Data excerpt:
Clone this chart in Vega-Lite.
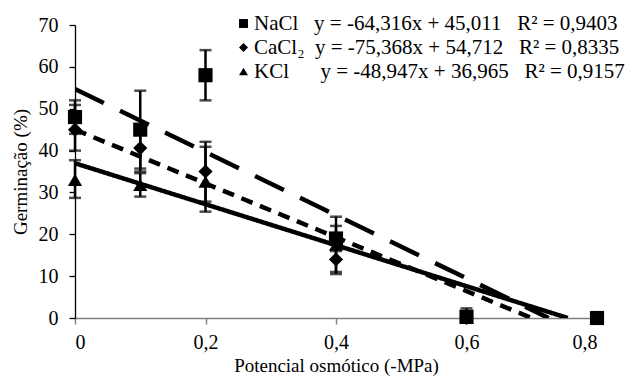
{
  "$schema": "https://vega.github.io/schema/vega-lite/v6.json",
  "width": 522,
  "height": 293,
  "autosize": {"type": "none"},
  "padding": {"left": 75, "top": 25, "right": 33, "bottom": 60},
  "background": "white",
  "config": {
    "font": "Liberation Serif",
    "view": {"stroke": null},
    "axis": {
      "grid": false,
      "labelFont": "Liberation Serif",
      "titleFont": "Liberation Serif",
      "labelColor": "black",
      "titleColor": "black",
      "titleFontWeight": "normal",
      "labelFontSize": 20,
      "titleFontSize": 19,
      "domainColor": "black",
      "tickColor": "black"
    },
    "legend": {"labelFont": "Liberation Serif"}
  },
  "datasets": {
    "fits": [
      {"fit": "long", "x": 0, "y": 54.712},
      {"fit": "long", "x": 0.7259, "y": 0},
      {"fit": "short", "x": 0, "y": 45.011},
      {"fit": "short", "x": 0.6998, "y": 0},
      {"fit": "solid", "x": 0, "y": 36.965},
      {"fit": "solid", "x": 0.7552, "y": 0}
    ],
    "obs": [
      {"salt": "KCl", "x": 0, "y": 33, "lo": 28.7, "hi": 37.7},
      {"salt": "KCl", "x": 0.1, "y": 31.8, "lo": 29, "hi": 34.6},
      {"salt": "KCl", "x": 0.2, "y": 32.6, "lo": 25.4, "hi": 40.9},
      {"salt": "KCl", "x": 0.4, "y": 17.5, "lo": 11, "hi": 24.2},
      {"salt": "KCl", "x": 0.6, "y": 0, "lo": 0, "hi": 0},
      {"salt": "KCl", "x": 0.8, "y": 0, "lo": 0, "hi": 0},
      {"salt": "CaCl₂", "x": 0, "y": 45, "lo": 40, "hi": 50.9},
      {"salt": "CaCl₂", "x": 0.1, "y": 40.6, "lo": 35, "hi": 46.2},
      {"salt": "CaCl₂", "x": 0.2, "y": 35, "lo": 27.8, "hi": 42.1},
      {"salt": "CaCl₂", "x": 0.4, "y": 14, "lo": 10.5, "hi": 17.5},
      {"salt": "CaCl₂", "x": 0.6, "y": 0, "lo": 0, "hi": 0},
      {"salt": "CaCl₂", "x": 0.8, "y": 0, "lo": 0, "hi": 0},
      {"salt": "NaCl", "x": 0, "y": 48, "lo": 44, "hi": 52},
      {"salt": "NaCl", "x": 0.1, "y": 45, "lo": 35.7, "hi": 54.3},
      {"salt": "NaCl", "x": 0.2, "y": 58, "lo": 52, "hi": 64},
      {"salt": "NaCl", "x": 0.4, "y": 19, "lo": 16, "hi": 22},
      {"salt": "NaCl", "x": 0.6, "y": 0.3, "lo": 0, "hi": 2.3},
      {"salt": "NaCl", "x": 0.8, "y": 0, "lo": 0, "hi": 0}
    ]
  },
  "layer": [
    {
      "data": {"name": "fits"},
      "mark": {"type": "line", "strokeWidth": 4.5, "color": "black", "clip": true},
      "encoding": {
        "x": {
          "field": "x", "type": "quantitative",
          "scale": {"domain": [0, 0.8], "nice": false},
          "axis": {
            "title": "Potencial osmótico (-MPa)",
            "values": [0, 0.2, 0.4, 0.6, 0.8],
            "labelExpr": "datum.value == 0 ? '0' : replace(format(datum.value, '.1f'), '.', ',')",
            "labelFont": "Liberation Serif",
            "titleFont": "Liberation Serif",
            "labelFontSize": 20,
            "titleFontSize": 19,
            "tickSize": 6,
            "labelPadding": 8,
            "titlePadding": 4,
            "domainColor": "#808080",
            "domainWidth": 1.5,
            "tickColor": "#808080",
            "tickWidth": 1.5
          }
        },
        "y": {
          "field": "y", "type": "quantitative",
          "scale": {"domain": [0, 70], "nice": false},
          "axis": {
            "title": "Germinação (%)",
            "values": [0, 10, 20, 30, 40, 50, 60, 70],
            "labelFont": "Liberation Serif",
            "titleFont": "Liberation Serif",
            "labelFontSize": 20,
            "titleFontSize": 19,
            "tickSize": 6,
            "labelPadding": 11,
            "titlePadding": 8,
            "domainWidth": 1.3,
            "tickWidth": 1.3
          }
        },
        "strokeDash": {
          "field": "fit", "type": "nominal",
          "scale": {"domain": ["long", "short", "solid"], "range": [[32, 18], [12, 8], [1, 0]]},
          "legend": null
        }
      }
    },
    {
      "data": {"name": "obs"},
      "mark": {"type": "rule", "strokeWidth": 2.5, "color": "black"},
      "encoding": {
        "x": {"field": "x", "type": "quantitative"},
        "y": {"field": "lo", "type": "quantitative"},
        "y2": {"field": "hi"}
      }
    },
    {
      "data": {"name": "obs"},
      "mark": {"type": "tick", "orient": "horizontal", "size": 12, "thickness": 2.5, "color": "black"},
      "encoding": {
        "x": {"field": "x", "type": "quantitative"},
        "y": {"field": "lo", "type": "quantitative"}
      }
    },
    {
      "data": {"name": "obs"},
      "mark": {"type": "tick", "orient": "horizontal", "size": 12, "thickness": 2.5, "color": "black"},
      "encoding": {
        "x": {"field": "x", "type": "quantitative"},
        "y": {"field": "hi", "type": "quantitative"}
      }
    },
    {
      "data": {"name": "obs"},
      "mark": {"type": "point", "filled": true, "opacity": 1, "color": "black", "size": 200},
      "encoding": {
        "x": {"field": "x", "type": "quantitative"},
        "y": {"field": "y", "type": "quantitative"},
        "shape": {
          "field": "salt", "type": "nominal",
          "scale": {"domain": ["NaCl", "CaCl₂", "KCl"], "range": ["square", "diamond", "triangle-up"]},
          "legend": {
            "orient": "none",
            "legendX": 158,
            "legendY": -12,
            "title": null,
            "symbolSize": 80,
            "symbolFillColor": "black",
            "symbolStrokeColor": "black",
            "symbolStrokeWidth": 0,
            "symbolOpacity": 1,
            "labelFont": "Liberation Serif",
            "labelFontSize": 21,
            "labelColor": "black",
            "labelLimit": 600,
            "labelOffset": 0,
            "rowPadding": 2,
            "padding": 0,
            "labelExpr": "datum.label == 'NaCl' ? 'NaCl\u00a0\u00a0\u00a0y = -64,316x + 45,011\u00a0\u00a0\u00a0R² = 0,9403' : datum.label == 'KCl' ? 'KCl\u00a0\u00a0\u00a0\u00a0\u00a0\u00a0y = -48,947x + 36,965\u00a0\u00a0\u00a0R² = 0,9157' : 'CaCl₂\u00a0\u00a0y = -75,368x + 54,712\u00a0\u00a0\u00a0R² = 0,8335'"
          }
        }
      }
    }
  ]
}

What you need to do: Omit the pictures, and quote the material above exactly as given.

Expected output:
Clone this chart in Vega-Lite.
{
  "$schema": "https://vega.github.io/schema/vega-lite/v6.json",
  "width": 522,
  "height": 293,
  "autosize": {"type": "none"},
  "padding": {"left": 75, "top": 25, "right": 33, "bottom": 60},
  "background": "white",
  "config": {
    "font": "Liberation Serif",
    "view": {"stroke": null},
    "axis": {
      "grid": false,
      "labelFont": "Liberation Serif",
      "titleFont": "Liberation Serif",
      "labelColor": "black",
      "titleColor": "black",
      "titleFontWeight": "normal",
      "labelFontSize": 20,
      "titleFontSize": 19,
      "domainColor": "black",
      "tickColor": "black"
    },
    "legend": {"labelFont": "Liberation Serif"}
  },
  "datasets": {
    "fits": [
      {"fit": "long", "x": 0, "y": 54.712},
      {"fit": "long", "x": 0.7259, "y": 0},
      {"fit": "short", "x": 0, "y": 45.011},
      {"fit": "short", "x": 0.6998, "y": 0},
      {"fit": "solid", "x": 0, "y": 36.965},
      {"fit": "solid", "x": 0.7552, "y": 0}
    ],
    "obs": [
      {"salt": "KCl", "x": 0, "y": 33, "lo": 28.7, "hi": 37.7},
      {"salt": "KCl", "x": 0.1, "y": 31.8, "lo": 29, "hi": 34.6},
      {"salt": "KCl", "x": 0.2, "y": 32.6, "lo": 25.4, "hi": 40.9},
      {"salt": "KCl", "x": 0.4, "y": 17.5, "lo": 11, "hi": 24.2},
      {"salt": "KCl", "x": 0.6, "y": 0, "lo": 0, "hi": 0},
      {"salt": "KCl", "x": 0.8, "y": 0, "lo": 0, "hi": 0},
      {"salt": "CaCl₂", "x": 0, "y": 45, "lo": 40, "hi": 50.9},
      {"salt": "CaCl₂", "x": 0.1, "y": 40.6, "lo": 35, "hi": 46.2},
      {"salt": "CaCl₂", "x": 0.2, "y": 35, "lo": 27.8, "hi": 42.1},
      {"salt": "CaCl₂", "x": 0.4, "y": 14, "lo": 10.5, "hi": 17.5},
      {"salt": "CaCl₂", "x": 0.6, "y": 0, "lo": 0, "hi": 0},
      {"salt": "CaCl₂", "x": 0.8, "y": 0, "lo": 0, "hi": 0},
      {"salt": "NaCl", "x": 0, "y": 48, "lo": 44, "hi": 52},
      {"salt": "NaCl", "x": 0.1, "y": 45, "lo": 35.7, "hi": 54.3},
      {"salt": "NaCl", "x": 0.2, "y": 58, "lo": 52, "hi": 64},
      {"salt": "NaCl", "x": 0.4, "y": 19, "lo": 16, "hi": 22},
      {"salt": "NaCl", "x": 0.6, "y": 0.3, "lo": 0, "hi": 2.3},
      {"salt": "NaCl", "x": 0.8, "y": 0, "lo": 0, "hi": 0}
    ]
  },
  "layer": [
    {
      "data": {"name": "fits"},
      "mark": {"type": "line", "strokeWidth": 4.5, "color": "black", "clip": true},
      "encoding": {
        "x": {
          "field": "x", "type": "quantitative",
          "scale": {"domain": [0, 0.8], "nice": false},
          "axis": {
            "title": "Potencial osmótico (-MPa)",
            "values": [0, 0.2, 0.4, 0.6, 0.8],
            "labelExpr": "datum.value == 0 ? '0' : replace(format(datum.value, '.1f'), '.', ',')",
            "labelFont": "Liberation Serif",
            "titleFont": "Liberation Serif",
            "labelFontSize": 20,
            "titleFontSize": 19,
            "tickSize": 6,
            "labelPadding": 8,
            "titlePadding": 4,
            "domainColor": "#808080",
            "domainWidth": 1.5,
            "tickColor": "#808080",
            "tickWidth": 1.5
          }
        },
        "y": {
          "field": "y", "type": "quantitative",
          "scale": {"domain": [0, 70], "nice": false},
          "axis": {
            "title": "Germinação (%)",
            "values": [0, 10, 20, 30, 40, 50, 60, 70],
            "labelFont": "Liberation Serif",
            "titleFont": "Liberation Serif",
            "labelFontSize": 20,
            "titleFontSize": 19,
            "tickSize": 6,
            "labelPadding": 11,
            "titlePadding": 8,
            "domainWidth": 1.3,
            "tickWidth": 1.3
          }
        },
        "strokeDash": {
          "field": "fit", "type": "nominal",
          "scale": {"domain": ["long", "short", "solid"], "range": [[32, 18], [12, 8], [1, 0]]},
          "legend": null
        }
      }
    },
    {
      "data": {"name": "obs"},
      "mark": {"type": "rule", "strokeWidth": 2.5, "color": "black"},
      "encoding": {
        "x": {"field": "x", "type": "quantitative"},
        "y": {"field": "lo", "type": "quantitative"},
        "y2": {"field": "hi"}
      }
    },
    {
      "data": {"name": "obs"},
      "mark": {"type": "tick", "orient": "horizontal", "size": 12, "thickness": 2.5, "color": "black"},
      "encoding": {
        "x": {"field": "x", "type": "quantitative"},
        "y": {"field": "lo", "type": "quantitative"}
      }
    },
    {
      "data": {"name": "obs"},
      "mark": {"type": "tick", "orient": "horizontal", "size": 12, "thickness": 2.5, "color": "black"},
      "encoding": {
        "x": {"field": "x", "type": "quantitative"},
        "y": {"field": "hi", "type": "quantitative"}
      }
    },
    {
      "data": {"name": "obs"},
      "mark": {"type": "point", "filled": true, "opacity": 1, "color": "black", "size": 200},
      "encoding": {
        "x": {"field": "x", "type": "quantitative"},
        "y": {"field": "y", "type": "quantitative"},
        "shape": {
          "field": "salt", "type": "nominal",
          "scale": {"domain": ["NaCl", "CaCl₂", "KCl"], "range": ["square", "diamond", "triangle-up"]},
          "legend": {
            "orient": "none",
            "legendX": 158,
            "legendY": -12,
            "title": null,
            "symbolSize": 80,
            "symbolFillColor": "black",
            "symbolStrokeColor": "black",
            "symbolStrokeWidth": 0,
            "symbolOpacity": 1,
            "labelFont": "Liberation Serif",
            "labelFontSize": 21,
            "labelColor": "black",
            "labelLimit": 600,
            "labelOffset": 0,
            "rowPadding": 2,
            "padding": 0,
            "labelExpr": "datum.label == 'NaCl' ? 'NaCl\u00a0\u00a0\u00a0y = -64,316x + 45,011\u00a0\u00a0\u00a0R² = 0,9403' : datum.label == 'KCl' ? 'KCl\u00a0\u00a0\u00a0\u00a0\u00a0\u00a0y = -48,947x + 36,965\u00a0\u00a0\u00a0R² = 0,9157' : 'CaCl₂\u00a0\u00a0y = -75,368x + 54,712\u00a0\u00a0\u00a0R² = 0,8335'"
          }
        }
      }
    }
  ]
}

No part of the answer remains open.